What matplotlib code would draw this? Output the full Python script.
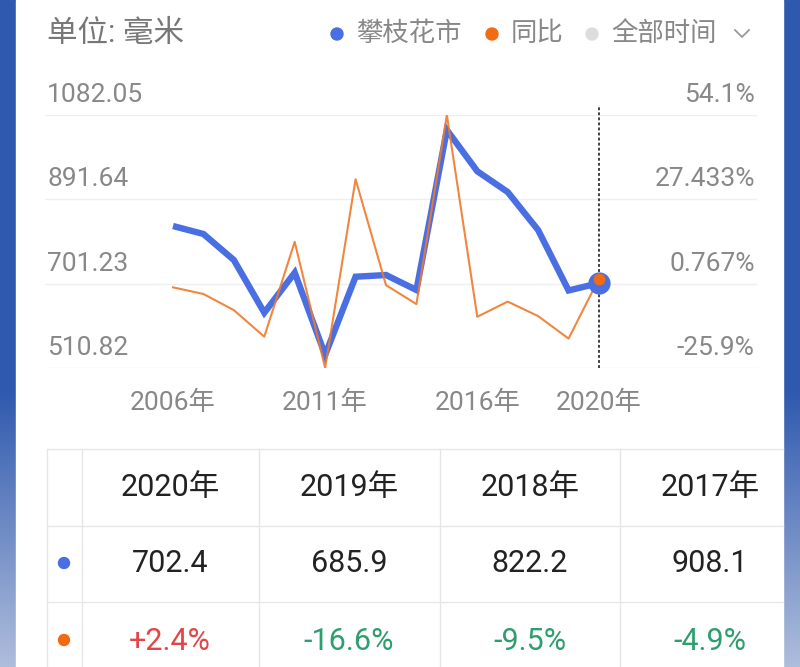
import numpy as np
import matplotlib
matplotlib.use('Agg')
import matplotlib.pyplot as plt
from matplotlib.patches import Rectangle, Circle
import matplotlib.transforms as mtransforms

plt.rcParams['font.family'] = ['Roboto', 'Noto Sans CJK SC', 'DejaVu Sans']

# ---------------- data ----------------
years = list(range(2006, 2021))
rainfall = [831.4, 813.4, 754.6, 635.7, 726.0, 540.2, 716.9, 720.8, 686.9,
            1048.2, 955.0, 908.1, 822.2, 685.9, 702.4]
yoy = [-0.4, -2.5, -7.6, -16.0, 14.0, -25.9, 33.8, 0.3, -5.7,
       54.1, -9.7, -4.9, -9.5, -16.6, 2.4]
left_ticks = [510.82, 701.23, 891.64, 1082.05]
left_tick_labels = ['510.82', '701.23', '891.64', '1082.05']
right_ticks = [-25.9, 0.767, 27.433, 54.1]
right_tick_labels = ['-25.9%', '0.767%', '27.433%', '54.1%']
xtick_years = [2006, 2011, 2016, 2020]
xtick_labels = ['2006年', '2011年', '2016年', '2020年']
unit_label = '单位: 毫米'
series_name = '攀枝花市'
yoy_name = '同比'
range_name = '全部时间'
table_years = [2020, 2019, 2018, 2017]

# ---------------- style ----------------
BLUE = '#4a6fe3'
ORANGE = '#ee7a2c'
ORANGE_DOT = '#f26a12'
GRAY_TXT = '#888888'
RED = '#e0464a'
GREEN = '#2f9e6e'

W, H = 800, 667
fig = plt.figure(figsize=(8, 6.67), dpi=100)


def fx(px):
    return px / W


def fy(py):
    return 1 - py / H


# background: blue side strips with gradient + white card
bg = fig.add_axes([0, 0, 1, 1], zorder=0)
grad = np.zeros((H, 1, 3))
top = np.array([0x2f, 0x59, 0xae]) / 255
bot = np.array([0xb0, 0xbe, 0xdc]) / 255
yy = np.arange(H)
t = np.clip((yy - 390) / (H - 390), 0, 1)
grad[:, 0, :] = top * (1 - t)[:, None] + bot * t[:, None]
bg.imshow(grad, extent=(0, 16, H, 0), aspect='auto')
bg.imshow(grad, extent=(783, W, H, 0), aspect='auto')
bg.add_patch(Rectangle((16, 0), 767, H, color='white', zorder=1))
bg.set_xlim(0, W)
bg.set_ylim(H, 0)
bg.axis('off')

# title & legend
bg.text(47, 34, unit_label, fontsize=22, color='#777777', va='center', ha='left', zorder=3)
bg.add_patch(Circle((337, 34), 6, color=BLUE, zorder=3))
bg.text(356, 34, series_name, fontsize=19, color=GRAY_TXT, va='center', ha='left', zorder=3)
bg.add_patch(Circle((492, 34), 6, color=ORANGE_DOT, zorder=3))
bg.text(511, 34, yoy_name, fontsize=19, color=GRAY_TXT, va='center', ha='left', zorder=3)
bg.add_patch(Circle((592, 34), 6, color='#dddddd', zorder=3))
bg.text(611, 34, range_name, fontsize=19, color=GRAY_TXT, va='center', ha='left', zorder=3)
bg.plot([735, 742, 749], [30, 37, 30], color='#999999', lw=1.3, zorder=3)

# table
line_c = '#e6e6e6'
for yv in [449, 526, 602]:
    bg.plot([47, 783], [yv, yv], color=line_c, lw=1, zorder=2)
for xv in [47, 82, 259, 440, 620]:
    bg.plot([xv, xv], [449, H], color=line_c, lw=1, zorder=2)
col_centers = [170, 349, 530, 710]
for i, yr in enumerate(table_years):
    idx = years.index(yr)
    cx = col_centers[i]
    bg.text(cx, 488, f'{yr}年', fontsize=22, color='#222222', ha='center', va='center', zorder=3)
    bg.text(cx, 564, f'{rainfall[idx]:.1f}', fontsize=22, color='#222222', ha='center', va='center', zorder=3)
    p = yoy[idx]
    bg.text(cx, 641, f'{p:+.1f}%', fontsize=22, color=RED if p > 0 else GREEN,
            ha='center', va='center', zorder=3)
bg.add_patch(Circle((64, 563), 5.5, color=BLUE, zorder=3))
bg.add_patch(Circle((64, 640), 5.5, color=ORANGE_DOT, zorder=3))

# ---------------- chart ----------------
ax_l, ax_r, ax_t, ax_b = 45, 757, 115, 368
ax = fig.add_axes([fx(ax_l), fy(ax_b), (ax_r - ax_l) / W, (ax_b - ax_t) / H], zorder=2)
ax.patch.set_alpha(0)
px_per_year = (599 - 173) / 14
ax.set_xlim(2006 - (173 - ax_l) / px_per_year, 2020 + (ax_r - 599) / px_per_year)
ax.set_ylim(left_ticks[0], left_ticks[-1])
ax.axis('off')
ax2 = ax.twinx()
ax2.set_ylim(right_ticks[0], right_ticks[-1])
ax2.axis('off')

for v in left_ticks:
    ax.axhline(v, color='#efefef', lw=1, zorder=0)

bt = mtransforms.blended_transform_factory(ax.transAxes, ax.transData)
bt_off = mtransforms.offset_copy(bt, fig=fig, x=0, y=20, units='dots')
for v, lab in zip(left_ticks, left_tick_labels):
    ax.text(0.003, v, lab, transform=bt_off, fontsize=19, color=GRAY_TXT, ha='left', va='center')
bt2 = mtransforms.blended_transform_factory(ax2.transAxes, ax2.transData)
bt2_off = mtransforms.offset_copy(bt2, fig=fig, x=0, y=20, units='dots')
for v, lab in zip(right_ticks, right_tick_labels):
    ax2.text(0.997, v, lab, transform=bt2_off, fontsize=19, color=GRAY_TXT, ha='right', va='center')

xt = mtransforms.blended_transform_factory(ax.transData, ax.transAxes)
xt_off = mtransforms.offset_copy(xt, fig=fig, x=0, y=-35, units='dots')
for yr, lab in zip(xtick_years, xtick_labels):
    ax.text(yr, 0, lab, transform=xt_off, fontsize=19, color=GRAY_TXT, ha='center', va='center')

ax.plot(years, rainfall, color=BLUE, lw=4.6, solid_joinstyle='miter', solid_capstyle='butt', zorder=2)
ax2.plot(years, yoy, color=ORANGE, lw=1.5, alpha=0.9, zorder=2)

# cursor line
ax.plot([years[-1], years[-1]], [0, 1 + 10 / (ax_b - ax_t)], transform=xt, color='#333333',
        lw=1.3, linestyle=(0, (1.6, 1.2)), clip_on=False, zorder=1)

ax2.plot([years[-1]], [rainfall[-1]], 'o', transform=ax.transData, ms=16, color=BLUE,
         mec='none', zorder=4, clip_on=False)
ax2.plot([years[-1]], [yoy[-1]], 'o', ms=8.5, color=ORANGE_DOT, mec='none', zorder=5, clip_on=False)

fig.savefig('out.png', dpi=100)
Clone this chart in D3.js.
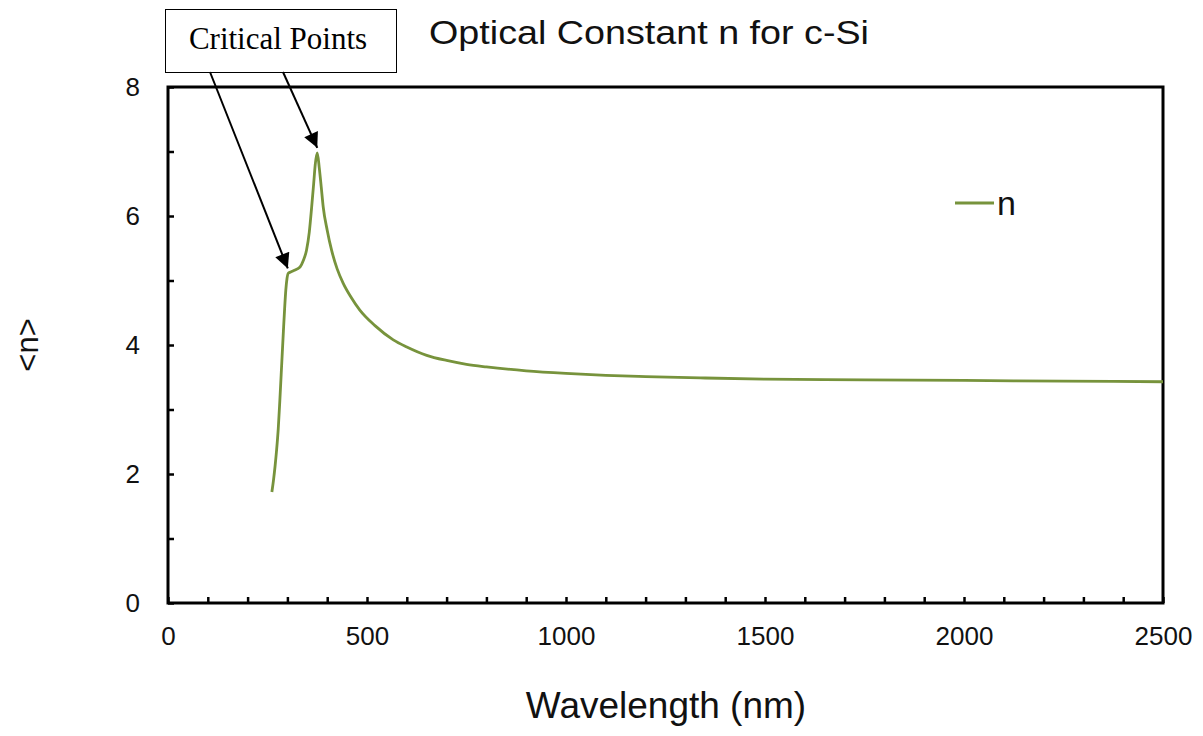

- _WHAT THE TASK REQUIRES_
Collect each line of the entries that has the word "matplotlib", copying it in full.

- _RESULT OF THIS EXERCISE_
What matplotlib code would draw this? Output the full Python script.
import matplotlib
matplotlib.use('Agg')
import matplotlib.pyplot as plt
from matplotlib.patches import Rectangle, Circle
import matplotlib.transforms as mtransforms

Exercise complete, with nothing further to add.